Low Phase Noise Crystal Oscillator Design

Since the first crystal oscillator came out in the early 1920s, the technique of crystal oscillator has been greatly improved and has been widely used. But as we know, almost all the crystal oscillators are based on the three-point oscillators. They have simple structures so it's very easy for us to design, and in most time they work very fine. Although they have such advantages, as more and more systems need differential reference frequency sources, the three-point oscillators can't meet the demands. So it is very urgent to design differential output crystal oscillators. In digital TV tuner chip, in order to reject the common-mode noise to improve its performance, all the signals are differential. So the phase-locked loop which provides local oscillate signals for the chip needs differential reference frequency source.In this paper, firstly base on the cross-coupled oscillators which are widely used in VCO designs, we design a differential output crystal oscillator. As we know, the low noise of circuits will be upconverted to near carrier phase noise. To reduce the phase noise as much as possible, we also add additional RC high-pass filters to filter it.Then because all the existed phase noise models can't tell how to optimize phase noise of oscillators effectively, we improve the Leeson model to tell how to optimize the phase noise of this circuit.
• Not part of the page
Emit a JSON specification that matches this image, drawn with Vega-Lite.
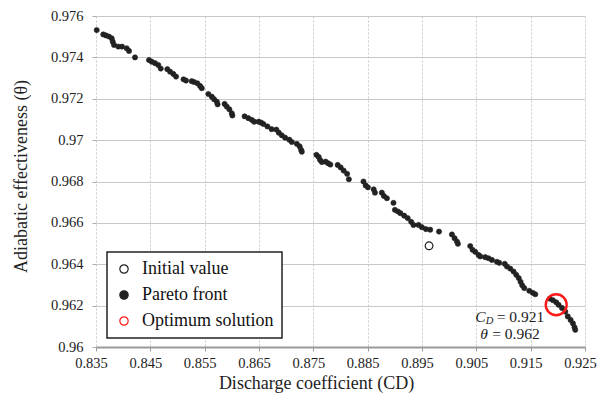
{
  "$schema": "https://vega.github.io/schema/vega-lite/v6.json",
  "width": 489,
  "height": 331,
  "autosize": {"type": "none"},
  "padding": {"left": 96, "top": 16, "right": 29, "bottom": 64},
  "background": "white",
  "config": {
    "view": {"stroke": null},
    "font": "Liberation Serif",
    "axis": {"labelFont": "Liberation Serif", "titleFont": "Liberation Serif"},
    "text": {"font": "Liberation Serif"},
    "legend": {
      "orient": "none",
      "legendX": 11,
      "legendY": 236,
      "strokeColor": "#222",
      "strokeWidth": 1.5,
      "fillColor": "white",
      "padding": 8,
      "labelFont": "Liberation Serif",
      "labelFontSize": 18,
      "labelColor": "#111",
      "labelOffset": 9,
      "rowPadding": 8,
      "symbolSize": 70,
      "symbolStrokeWidth": 1.2
    }
  },
  "datasets": {
    "pts": [
      {"cd": 0.83513, "th": 0.97532, "s": "Pareto front"},
      {"cd": 0.83634, "th": 0.97511, "s": "Pareto front"},
      {"cd": 0.83684, "th": 0.97506, "s": "Pareto front"},
      {"cd": 0.83739, "th": 0.97501, "s": "Pareto front"},
      {"cd": 0.83789, "th": 0.97492, "s": "Pareto front"},
      {"cd": 0.83808, "th": 0.97476, "s": "Pareto front"},
      {"cd": 0.83832, "th": 0.9746, "s": "Pareto front"},
      {"cd": 0.83911, "th": 0.97452, "s": "Pareto front"},
      {"cd": 0.83979, "th": 0.97452, "s": "Pareto front"},
      {"cd": 0.84065, "th": 0.97444, "s": "Pareto front"},
      {"cd": 0.84108, "th": 0.97431, "s": "Pareto front"},
      {"cd": 0.84218, "th": 0.974, "s": "Pareto front"},
      {"cd": 0.84476, "th": 0.97387, "s": "Pareto front"},
      {"cd": 0.84526, "th": 0.97379, "s": "Pareto front"},
      {"cd": 0.84587, "th": 0.97372, "s": "Pareto front"},
      {"cd": 0.84647, "th": 0.97363, "s": "Pareto front"},
      {"cd": 0.84692, "th": 0.97346, "s": "Pareto front"},
      {"cd": 0.84813, "th": 0.97343, "s": "Pareto front"},
      {"cd": 0.84863, "th": 0.97331, "s": "Pareto front"},
      {"cd": 0.84924, "th": 0.9732, "s": "Pareto front"},
      {"cd": 0.84973, "th": 0.97307, "s": "Pareto front"},
      {"cd": 0.85111, "th": 0.97294, "s": "Pareto front"},
      {"cd": 0.85157, "th": 0.97288, "s": "Pareto front"},
      {"cd": 0.85262, "th": 0.97285, "s": "Pareto front"},
      {"cd": 0.85305, "th": 0.97281, "s": "Pareto front"},
      {"cd": 0.85366, "th": 0.97275, "s": "Pareto front"},
      {"cd": 0.85415, "th": 0.97262, "s": "Pareto front"},
      {"cd": 0.85447, "th": 0.97251, "s": "Pareto front"},
      {"cd": 0.85568, "th": 0.97223, "s": "Pareto front"},
      {"cd": 0.85631, "th": 0.9721, "s": "Pareto front"},
      {"cd": 0.85673, "th": 0.97198, "s": "Pareto front"},
      {"cd": 0.85723, "th": 0.97186, "s": "Pareto front"},
      {"cd": 0.85738, "th": 0.97173, "s": "Pareto front"},
      {"cd": 0.85867, "th": 0.97175, "s": "Pareto front"},
      {"cd": 0.85907, "th": 0.97162, "s": "Pareto front"},
      {"cd": 0.85955, "th": 0.97149, "s": "Pareto front"},
      {"cd": 0.85999, "th": 0.9713, "s": "Pareto front"},
      {"cd": 0.8601, "th": 0.97119, "s": "Pareto front"},
      {"cd": 0.86235, "th": 0.97115, "s": "Pareto front"},
      {"cd": 0.86305, "th": 0.97106, "s": "Pareto front"},
      {"cd": 0.86367, "th": 0.97098, "s": "Pareto front"},
      {"cd": 0.8641, "th": 0.97089, "s": "Pareto front"},
      {"cd": 0.86493, "th": 0.97089, "s": "Pareto front"},
      {"cd": 0.86539, "th": 0.97085, "s": "Pareto front"},
      {"cd": 0.86581, "th": 0.97078, "s": "Pareto front"},
      {"cd": 0.86655, "th": 0.97066, "s": "Pareto front"},
      {"cd": 0.86732, "th": 0.97053, "s": "Pareto front"},
      {"cd": 0.8682, "th": 0.97051, "s": "Pareto front"},
      {"cd": 0.86865, "th": 0.97036, "s": "Pareto front"},
      {"cd": 0.8692, "th": 0.97023, "s": "Pareto front"},
      {"cd": 0.86981, "th": 0.97012, "s": "Pareto front"},
      {"cd": 0.87058, "th": 0.97002, "s": "Pareto front"},
      {"cd": 0.87104, "th": 0.96991, "s": "Pareto front"},
      {"cd": 0.87196, "th": 0.96982, "s": "Pareto front"},
      {"cd": 0.87248, "th": 0.9697, "s": "Pareto front"},
      {"cd": 0.87275, "th": 0.96953, "s": "Pareto front"},
      {"cd": 0.87288, "th": 0.96944, "s": "Pareto front"},
      {"cd": 0.87557, "th": 0.96929, "s": "Pareto front"},
      {"cd": 0.87598, "th": 0.96919, "s": "Pareto front"},
      {"cd": 0.87625, "th": 0.96904, "s": "Pareto front"},
      {"cd": 0.87657, "th": 0.96894, "s": "Pareto front"},
      {"cd": 0.87727, "th": 0.96896, "s": "Pareto front"},
      {"cd": 0.87773, "th": 0.96888, "s": "Pareto front"},
      {"cd": 0.87813, "th": 0.96882, "s": "Pareto front"},
      {"cd": 0.87948, "th": 0.9688, "s": "Pareto front"},
      {"cd": 0.88003, "th": 0.96868, "s": "Pareto front"},
      {"cd": 0.88058, "th": 0.96853, "s": "Pareto front"},
      {"cd": 0.88122, "th": 0.96837, "s": "Pareto front"},
      {"cd": 0.88154, "th": 0.96811, "s": "Pareto front"},
      {"cd": 0.88423, "th": 0.968, "s": "Pareto front"},
      {"cd": 0.88463, "th": 0.96781, "s": "Pareto front"},
      {"cd": 0.88504, "th": 0.96772, "s": "Pareto front"},
      {"cd": 0.88611, "th": 0.96762, "s": "Pareto front"},
      {"cd": 0.88634, "th": 0.96746, "s": "Pareto front"},
      {"cd": 0.88761, "th": 0.96746, "s": "Pareto front"},
      {"cd": 0.888, "th": 0.9673, "s": "Pareto front"},
      {"cd": 0.88854, "th": 0.96719, "s": "Pareto front"},
      {"cd": 0.88975, "th": 0.96697, "s": "Pareto front"},
      {"cd": 0.89001, "th": 0.96663, "s": "Pareto front"},
      {"cd": 0.89058, "th": 0.96655, "s": "Pareto front"},
      {"cd": 0.89102, "th": 0.96647, "s": "Pareto front"},
      {"cd": 0.89172, "th": 0.96635, "s": "Pareto front"},
      {"cd": 0.89237, "th": 0.96623, "s": "Pareto front"},
      {"cd": 0.89301, "th": 0.96605, "s": "Pareto front"},
      {"cd": 0.89343, "th": 0.9659, "s": "Pareto front"},
      {"cd": 0.89436, "th": 0.9659, "s": "Pareto front"},
      {"cd": 0.89498, "th": 0.96579, "s": "Pareto front"},
      {"cd": 0.89572, "th": 0.9657, "s": "Pareto front"},
      {"cd": 0.89651, "th": 0.96567, "s": "Pareto front"},
      {"cd": 0.89813, "th": 0.96558, "s": "Pareto front"},
      {"cd": 0.90051, "th": 0.96544, "s": "Pareto front"},
      {"cd": 0.90099, "th": 0.96526, "s": "Pareto front"},
      {"cd": 0.90143, "th": 0.9651, "s": "Pareto front"},
      {"cd": 0.90161, "th": 0.96499, "s": "Pareto front"},
      {"cd": 0.90388, "th": 0.96488, "s": "Pareto front"},
      {"cd": 0.9043, "th": 0.9647, "s": "Pareto front"},
      {"cd": 0.9048, "th": 0.9646, "s": "Pareto front"},
      {"cd": 0.90541, "th": 0.96445, "s": "Pareto front"},
      {"cd": 0.90572, "th": 0.96438, "s": "Pareto front"},
      {"cd": 0.90664, "th": 0.96434, "s": "Pareto front"},
      {"cd": 0.90725, "th": 0.96429, "s": "Pareto front"},
      {"cd": 0.90787, "th": 0.96421, "s": "Pareto front"},
      {"cd": 0.90879, "th": 0.96412, "s": "Pareto front"},
      {"cd": 0.90922, "th": 0.96407, "s": "Pareto front"},
      {"cd": 0.91023, "th": 0.96402, "s": "Pareto front"},
      {"cd": 0.91064, "th": 0.96389, "s": "Pareto front"},
      {"cd": 0.91124, "th": 0.96379, "s": "Pareto front"},
      {"cd": 0.91185, "th": 0.96365, "s": "Pareto front"},
      {"cd": 0.91235, "th": 0.96349, "s": "Pareto front"},
      {"cd": 0.91281, "th": 0.96333, "s": "Pareto front"},
      {"cd": 0.91314, "th": 0.96315, "s": "Pareto front"},
      {"cd": 0.91345, "th": 0.96298, "s": "Pareto front"},
      {"cd": 0.91382, "th": 0.96285, "s": "Pareto front"},
      {"cd": 0.91474, "th": 0.96272, "s": "Pareto front"},
      {"cd": 0.91539, "th": 0.96262, "s": "Pareto front"},
      {"cd": 0.91585, "th": 0.96255, "s": "Pareto front"},
      {"cd": 0.91852, "th": 0.96234, "s": "Pareto front"},
      {"cd": 0.91911, "th": 0.96226, "s": "Pareto front"},
      {"cd": 0.91971, "th": 0.96216, "s": "Pareto front"},
      {"cd": 0.92014, "th": 0.96204, "s": "Pareto front"},
      {"cd": 0.92076, "th": 0.96189, "s": "Pareto front"},
      {"cd": 0.92137, "th": 0.96171, "s": "Pareto front"},
      {"cd": 0.92183, "th": 0.96148, "s": "Pareto front"},
      {"cd": 0.92235, "th": 0.96131, "s": "Pareto front"},
      {"cd": 0.92279, "th": 0.96114, "s": "Pareto front"},
      {"cd": 0.92307, "th": 0.96095, "s": "Pareto front"},
      {"cd": 0.92321, "th": 0.96083, "s": "Pareto front"},
      {"cd": 0.8963, "th": 0.96489, "s": "Initial value"},
      {"cd": 0.9197, "th": 0.96204, "s": "Optimum solution"}
    ],
    "ann": [
      {"t": "C", "x": 0.9048, "y": 0.96146, "p": "it"},
      {"t": "D", "x": 0.90672, "y": 0.96124, "p": "sub"},
      {"t": "= 0.921", "x": 0.90875, "y": 0.96146, "p": "rm"},
      {"t": "θ", "x": 0.90572, "y": 0.96064, "p": "it"},
      {"t": "= 0.962", "x": 0.90793, "y": 0.96064, "p": "rm"}
    ]
  },
  "layer": [
    {
      "data": {"name": "pts"},
      "transform": [{"filter": "datum.s === 'Pareto front'"}],
      "mark": {"type": "point", "size": 27, "strokeWidth": 0.6, "opacity": 1},
      "encoding": {
        "x": {
          "field": "cd", "type": "quantitative",
          "scale": {"domain": [0.835, 0.925], "nice": false, "zero": false},
          "axis": {
            "title": "Discharge coefficient (CD)",
            "values": [0.835, 0.845, 0.855, 0.865, 0.875, 0.885, 0.895, 0.905, 0.915, 0.925],
            "format": ".3f",
            "grid": true, "gridColor": "#c8c8c8", "gridDash": [2, 2], "gridWidth": 1,
            "domainColor": "#9a9a9a", "domainWidth": 2,
            "tickColor": "#9a9a9a", "tickSize": 4,
            "labelFont": "Liberation Serif",
            "labelFontSize": 14.5, "labelColor": "#222", "labelPadding": 5, "labelOffset": -5,
            "labelFlush": false,
            "titleFont": "Liberation Serif",
            "titleFontSize": 18, "titleFontWeight": "normal", "titleColor": "#222",
            "titleX": 220, "titleY": 41, "titleBaseline": "alphabetic", "titleAnchor": "middle"
          }
        },
        "y": {
          "field": "th", "type": "quantitative",
          "scale": {"domain": [0.96, 0.976], "nice": false, "zero": false},
          "axis": {
            "title": "Adiabatic effectiveness (θ)",
            "values": [0.96, 0.962, 0.964, 0.966, 0.968, 0.97, 0.972, 0.974, 0.976],
            "format": "~g",
            "grid": true, "gridColor": "#c8c8c8", "gridWidth": 1,
            "domain": false,
            "tickColor": "#aaaaaa", "tickSize": 4,
            "labelFont": "Liberation Serif",
            "labelFontSize": 14.5, "labelColor": "#222", "labelPadding": 9,
            "labelFlush": false,
            "titleFont": "Liberation Serif",
            "titleFontSize": 18, "titleFontWeight": "normal", "titleColor": "#222",
            "titleX": -66, "titleY": 160, "titleAnchor": "middle"
          }
        },
        "stroke": {
          "field": "s", "type": "nominal",
          "scale": {"domain": ["Initial value", "Pareto front", "Optimum solution"], "range": ["#222222", "#222222", "#ff1a1a"]},
          "legend": {"title": null, "labelFont": "Liberation Serif", "encode": {"symbols": {"update": {"size": {"signal": "datum.label === 'Pareto front' ? 28 : 70"}}}}}
        },
        "fill": {
          "field": "s", "type": "nominal",
          "scale": {"domain": ["Initial value", "Pareto front", "Optimum solution"], "range": ["transparent", "#222222", "transparent"]},
          "legend": {"title": null, "labelFont": "Liberation Serif", "encode": {"symbols": {"update": {"size": {"signal": "datum.label === 'Pareto front' ? 28 : 70"}}}}}
        }
      }
    },
    {
      "data": {"name": "pts"},
      "transform": [{"filter": "datum.s === 'Initial value'"}],
      "mark": {"type": "point", "size": 60, "strokeWidth": 1.2, "opacity": 1},
      "encoding": {
        "x": {"field": "cd", "type": "quantitative"},
        "y": {"field": "th", "type": "quantitative"},
        "stroke": {"field": "s", "type": "nominal"},
        "fill": {"field": "s", "type": "nominal"}
      }
    },
    {
      "data": {"name": "pts"},
      "transform": [{"filter": "datum.s === 'Optimum solution'"}],
      "mark": {"type": "point", "size": 440, "strokeWidth": 2.4, "opacity": 1},
      "encoding": {
        "x": {"field": "cd", "type": "quantitative"},
        "y": {"field": "th", "type": "quantitative"},
        "stroke": {"field": "s", "type": "nominal"},
        "fill": {"field": "s", "type": "nominal"}
      }
    },
    {
      "data": {"name": "ann"},
      "transform": [{"filter": "datum.p === 'it'"}],
      "mark": {"type": "text", "align": "left", "baseline": "middle", "font": "Liberation Serif", "fontStyle": "italic", "fontSize": 15.5, "color": "#222"},
      "encoding": {
        "x": {"field": "x", "type": "quantitative"},
        "y": {"field": "y", "type": "quantitative"},
        "text": {"field": "t"}
      }
    },
    {
      "data": {"name": "ann"},
      "transform": [{"filter": "datum.p === 'sub'"}],
      "mark": {"type": "text", "align": "left", "baseline": "middle", "font": "Liberation Serif", "fontStyle": "italic", "fontSize": 10.5, "color": "#222"},
      "encoding": {
        "x": {"field": "x", "type": "quantitative"},
        "y": {"field": "y", "type": "quantitative"},
        "text": {"field": "t"}
      }
    },
    {
      "data": {"name": "ann"},
      "transform": [{"filter": "datum.p === 'rm'"}],
      "mark": {"type": "text", "align": "left", "baseline": "middle", "font": "Liberation Serif", "fontSize": 15.5, "color": "#222"},
      "encoding": {
        "x": {"field": "x", "type": "quantitative"},
        "y": {"field": "y", "type": "quantitative"},
        "text": {"field": "t"}
      }
    }
  ]
}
Simulation results show that after optimizing using the methods we introduced, the phase noise of this circuit can achieve as low as -130dBc/Hz@100Hz while using most ordinary crystal resonator's model (Q=20000). In order to meet the input demands of crystal oscillator divider in the next stage and reduce the effects from later signals to oscillator stage, we use two stages of cascode buffers to adjust the shape of the waveform and increase the isolation of the circuit. We also analysis the impact on the signal's phase noise from buffers and give a way to optimize it.At last, we introduce the key points in the analog layout design and presents layout of the whole circuits. After the chip is manufactured and packaged, we design the PCB and test the crystal oscillator. The testing results show that the performance of the cross-coupled crystal oscillator meets the system demands.